From: "Dave Farber" <farber () gmail com>
Date: Sat, 26 Aug 2017 07:22:00 -0400




Begin forwarded message:

From: Dewayne Hendricks <dewayne () warpspeed com>
Date: August 26, 2017 at 7:07:46 AM EDT
To: Multiple recipients of Dewayne-Net <dewayne-net () warpspeed com>
Subject: [Dewayne-Net] A $2 Million Contest Seeks Solutions to Big Internet Challenges
Reply-To: dewayne-net () warpspeed com

[Note:  This item comes from friend Gary Rimar.  DLH]

A $2 Million Contest Seeks Solutions to Big Internet Challenges
While the fictional geniuses in HBO’s “Silicon Valley” aim to reinvent the Internet, Mozilla and the NSF hope prize 
money will attract real-world innovations
By TEKLA S. PERRY
Aug 23 2017
<http://spectrum.ieee.org/telecom/internet/a-2-million-contest-seeks-solutions-to-big-internet-challenges>

In the season finale of HBO’s television series “Silicon Valley,” fictional startup company Pied Piper’s attempt to 
create a decentralized Internet appears to have failed spectacularly, thanks to mobile-phone explosions and a 
disastrous attempt to move a server. But then the distraught founders discover that their network is actually ticking 
along just fine. How? It turns out that the network has jumped to smart refrigerators. Now that’s resilient!
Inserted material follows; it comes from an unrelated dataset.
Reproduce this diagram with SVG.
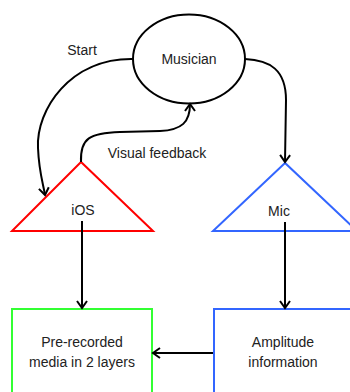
<svg xmlns="http://www.w3.org/2000/svg" width="350" height="392" viewBox="0 0 350 392">
<style>
text{font-family:"Liberation Sans",Arial,sans-serif;font-size:14px;fill:#222;text-anchor:middle}
.shape{fill:#fff;stroke-width:2}
.conn{fill:none;stroke:#000;stroke-width:2}
</style>
<defs>
<marker id="arr" markerWidth="12" markerHeight="12" refX="9" refY="6" orient="auto" markerUnits="userSpaceOnUse">
<path d="M2,1 L9,6 L2,11" fill="none" stroke="#000" stroke-width="2"/>
</marker>
</defs>
<rect width="350" height="392" fill="#fff"/>
<g id="musician">
<ellipse class="shape" cx="189" cy="59" rx="56" ry="44.5" stroke="#000"/>
<text x="189" y="64">Musician</text>
</g>
<g id="ios">
<polygon class="shape" points="81,162 12,231 153,231" stroke="#ff0000"/>
<text x="83" y="215">iOS</text>
</g>
<g id="mic">
<polygon class="shape" points="285,163 213,231 357,231" stroke="#3366ff"/>
<text x="279" y="216">Mic</text>
</g>
<g id="prerecorded">
<rect class="shape" x="12" y="309" width="140" height="100" stroke="#33ff33"/>
<text x="82" y="347">Pre-recorded</text>
<text x="82" y="367">media in 2 layers</text>
</g>
<g id="amplitude">
<rect class="shape" x="214" y="309" width="150" height="100" stroke="#3366ff"/>
<text x="283" y="347">Amplitude</text>
<text x="283" y="367">information</text>
</g>
<g id="connectors">
<path class="conn" d="M133,59 C70,58 36,110 38,148 C39,172 43,183 45,195" marker-end="url(#arr)"/>
<path class="conn" d="M81,162 C80,138 90,133 120,132 L160,131 C182,130 190,122 190,104" marker-end="url(#arr)"/>
<path class="conn" d="M245,59 C270,60 286,70 286,100 L285,162" marker-end="url(#arr)"/>
<path class="conn" d="M82,221 L82,308" marker-end="url(#arr)"/>
<path class="conn" d="M285,222 L285,308" marker-end="url(#arr)"/>
<path class="conn" d="M213,353 L153,353" marker-end="url(#arr)"/>
</g>
<g id="labels">
<text x="82" y="55">Start</text>
<text x="157" y="158">Visual feedback</text>
</g>
</svg>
The Internet of Refrigerators is, of course, fiction. But could an Internet that is this resilient—or nearly 
so—become a reality? Mozilla and the U.S. National Science Foundation think it’s possible, and they aim to accelerate 
its creation by offering US $2 million in prize money to the teams that invent it—or at least get close.
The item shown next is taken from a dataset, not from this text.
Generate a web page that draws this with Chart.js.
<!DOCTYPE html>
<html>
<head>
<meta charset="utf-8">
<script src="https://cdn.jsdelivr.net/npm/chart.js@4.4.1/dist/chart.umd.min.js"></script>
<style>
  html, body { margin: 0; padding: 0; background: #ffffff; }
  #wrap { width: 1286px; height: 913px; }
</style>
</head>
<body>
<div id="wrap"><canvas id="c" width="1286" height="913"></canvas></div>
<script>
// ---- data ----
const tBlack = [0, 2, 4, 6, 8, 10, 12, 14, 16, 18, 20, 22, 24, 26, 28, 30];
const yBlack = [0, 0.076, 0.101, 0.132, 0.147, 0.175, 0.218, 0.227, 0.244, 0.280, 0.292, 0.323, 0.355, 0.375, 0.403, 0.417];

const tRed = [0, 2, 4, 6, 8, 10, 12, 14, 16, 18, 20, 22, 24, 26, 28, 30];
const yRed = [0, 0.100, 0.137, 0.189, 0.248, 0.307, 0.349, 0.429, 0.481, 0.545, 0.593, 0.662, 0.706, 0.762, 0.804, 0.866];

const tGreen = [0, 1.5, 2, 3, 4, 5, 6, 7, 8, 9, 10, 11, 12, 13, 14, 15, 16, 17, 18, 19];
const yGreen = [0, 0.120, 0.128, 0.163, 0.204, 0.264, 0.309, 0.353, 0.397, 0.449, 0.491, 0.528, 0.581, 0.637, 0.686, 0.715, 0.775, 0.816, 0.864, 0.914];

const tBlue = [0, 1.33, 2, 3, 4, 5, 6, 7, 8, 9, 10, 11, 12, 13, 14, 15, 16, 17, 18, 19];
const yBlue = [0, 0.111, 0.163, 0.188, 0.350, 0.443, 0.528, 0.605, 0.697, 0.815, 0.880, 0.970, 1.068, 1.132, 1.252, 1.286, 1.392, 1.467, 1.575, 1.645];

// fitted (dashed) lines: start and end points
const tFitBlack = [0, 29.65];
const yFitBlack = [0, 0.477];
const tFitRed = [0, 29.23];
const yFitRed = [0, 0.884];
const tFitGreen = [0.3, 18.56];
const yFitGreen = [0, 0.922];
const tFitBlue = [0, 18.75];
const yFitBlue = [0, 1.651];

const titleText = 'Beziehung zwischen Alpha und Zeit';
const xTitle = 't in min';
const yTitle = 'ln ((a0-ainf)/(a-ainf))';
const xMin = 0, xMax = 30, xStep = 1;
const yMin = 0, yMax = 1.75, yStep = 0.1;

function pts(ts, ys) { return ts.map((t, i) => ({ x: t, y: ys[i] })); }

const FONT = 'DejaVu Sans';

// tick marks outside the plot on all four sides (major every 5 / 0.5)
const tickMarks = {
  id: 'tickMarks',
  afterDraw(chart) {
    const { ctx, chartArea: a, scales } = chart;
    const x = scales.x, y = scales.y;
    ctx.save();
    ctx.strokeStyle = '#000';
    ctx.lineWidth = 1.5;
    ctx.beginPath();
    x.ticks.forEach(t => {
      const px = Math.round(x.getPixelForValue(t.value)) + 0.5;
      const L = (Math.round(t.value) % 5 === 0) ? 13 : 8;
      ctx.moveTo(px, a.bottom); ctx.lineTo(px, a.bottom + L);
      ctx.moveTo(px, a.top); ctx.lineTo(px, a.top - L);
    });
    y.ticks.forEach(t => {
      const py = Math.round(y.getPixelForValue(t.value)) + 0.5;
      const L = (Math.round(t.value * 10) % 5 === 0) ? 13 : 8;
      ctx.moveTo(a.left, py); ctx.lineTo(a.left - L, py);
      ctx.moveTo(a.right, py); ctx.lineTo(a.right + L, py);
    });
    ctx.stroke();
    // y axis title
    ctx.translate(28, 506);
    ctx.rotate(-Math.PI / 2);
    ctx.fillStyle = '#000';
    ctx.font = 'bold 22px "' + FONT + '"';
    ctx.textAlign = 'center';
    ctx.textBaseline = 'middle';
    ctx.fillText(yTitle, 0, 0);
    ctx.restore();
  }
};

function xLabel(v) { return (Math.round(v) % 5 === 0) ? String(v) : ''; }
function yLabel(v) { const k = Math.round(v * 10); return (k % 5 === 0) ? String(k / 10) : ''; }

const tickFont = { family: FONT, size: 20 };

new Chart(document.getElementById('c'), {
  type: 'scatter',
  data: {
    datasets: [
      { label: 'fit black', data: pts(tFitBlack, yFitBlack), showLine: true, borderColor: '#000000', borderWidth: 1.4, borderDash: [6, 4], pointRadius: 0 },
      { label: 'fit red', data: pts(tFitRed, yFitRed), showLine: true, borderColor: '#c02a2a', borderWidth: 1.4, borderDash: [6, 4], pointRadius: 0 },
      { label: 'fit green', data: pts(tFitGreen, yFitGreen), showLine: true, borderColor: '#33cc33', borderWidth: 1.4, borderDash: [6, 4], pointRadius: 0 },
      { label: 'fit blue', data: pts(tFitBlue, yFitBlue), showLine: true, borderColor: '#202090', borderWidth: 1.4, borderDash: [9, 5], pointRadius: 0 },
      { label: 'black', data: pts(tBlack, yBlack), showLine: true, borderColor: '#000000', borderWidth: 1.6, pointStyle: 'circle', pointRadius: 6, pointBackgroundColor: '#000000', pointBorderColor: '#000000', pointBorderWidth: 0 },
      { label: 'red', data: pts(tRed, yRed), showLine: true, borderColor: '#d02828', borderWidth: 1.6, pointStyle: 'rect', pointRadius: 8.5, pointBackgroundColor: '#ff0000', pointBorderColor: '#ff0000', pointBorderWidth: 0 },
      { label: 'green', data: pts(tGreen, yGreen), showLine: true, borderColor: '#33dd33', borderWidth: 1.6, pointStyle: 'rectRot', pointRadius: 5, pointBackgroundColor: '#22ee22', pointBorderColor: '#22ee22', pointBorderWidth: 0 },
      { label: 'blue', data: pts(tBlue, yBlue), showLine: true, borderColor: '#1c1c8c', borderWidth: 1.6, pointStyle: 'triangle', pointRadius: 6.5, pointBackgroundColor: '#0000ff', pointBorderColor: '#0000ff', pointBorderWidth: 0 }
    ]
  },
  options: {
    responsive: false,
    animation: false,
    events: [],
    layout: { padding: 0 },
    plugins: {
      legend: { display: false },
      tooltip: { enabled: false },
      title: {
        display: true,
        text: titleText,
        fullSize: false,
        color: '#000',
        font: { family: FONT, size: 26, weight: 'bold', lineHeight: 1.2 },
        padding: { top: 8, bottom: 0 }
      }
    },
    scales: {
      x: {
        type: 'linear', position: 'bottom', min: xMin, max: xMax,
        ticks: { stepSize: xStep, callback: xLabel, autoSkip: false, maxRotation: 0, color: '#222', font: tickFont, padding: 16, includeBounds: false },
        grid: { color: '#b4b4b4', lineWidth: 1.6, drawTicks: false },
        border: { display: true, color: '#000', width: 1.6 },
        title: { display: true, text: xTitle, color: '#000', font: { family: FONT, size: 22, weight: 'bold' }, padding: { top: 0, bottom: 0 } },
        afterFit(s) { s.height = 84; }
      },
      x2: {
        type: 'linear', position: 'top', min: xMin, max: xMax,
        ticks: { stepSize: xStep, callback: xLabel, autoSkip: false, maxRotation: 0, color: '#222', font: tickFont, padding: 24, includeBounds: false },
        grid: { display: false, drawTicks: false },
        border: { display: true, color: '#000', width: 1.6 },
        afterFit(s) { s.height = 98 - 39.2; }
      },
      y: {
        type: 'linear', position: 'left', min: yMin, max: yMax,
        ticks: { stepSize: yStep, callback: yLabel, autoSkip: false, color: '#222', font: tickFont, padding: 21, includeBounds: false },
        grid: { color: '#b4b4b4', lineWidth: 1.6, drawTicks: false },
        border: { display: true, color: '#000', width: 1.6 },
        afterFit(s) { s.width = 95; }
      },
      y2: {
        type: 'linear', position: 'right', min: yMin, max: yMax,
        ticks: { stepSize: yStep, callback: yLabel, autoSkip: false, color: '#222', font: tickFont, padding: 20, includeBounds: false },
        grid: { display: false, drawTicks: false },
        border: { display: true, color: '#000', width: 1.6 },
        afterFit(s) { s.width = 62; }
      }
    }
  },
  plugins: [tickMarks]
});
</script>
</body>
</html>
“We’ve picked two of the most challenging situations in which people are disconnected from the Internet,” Mozilla 
program manager Mehan Jayasuriya told me. These are “connecting people in the U.S. who don’t have reliable or 
affordable Internet, and connecting people as quickly as possible after a major disaster, when the traditional 
networks go down.”

Mozilla and the NSF are addressing that first group—an estimated 34 million people—with the “Smart-Community Networks 
Challenge.” It seeks wireless technology designed to enhance Internet connectivity by building on top of existing 
infrastructure.

For the second group, there’s the “Off-the-Grid Internet Challenge.” This contest is seeking technology that can be 
quickly deployed after a disaster to allow people to communicate if and when Internet access is gone.

The teams submit initial designs and then, later, working prototypes. Prizes at the design stage range from $10,000 
to $60,000. At the working prototype stage, the stakes range from $50,000 to $400,000, with a top award given for 
each challenge category.

“A lot of projects out there address some parts of these problems,” says Jayasuriya. “With $2 million on the table, 
we are hoping this challenge encourages people to fill their technologies out.”

Were HBO’s Pied Piper an actual company, it would have a decent chance at winning some of that cash. Says Jayasuriya: 
“It’s the kind of thing we are looking for—a big idea, a crazy idea, an idea about how you piggyback on things that 
already exist. Pied Piper’s approach is like that, looking at all the phones out there and thinking that these phones 
have radios, and power, and CPUs, so why wouldn’t you take them and turn them into nodes on a network?”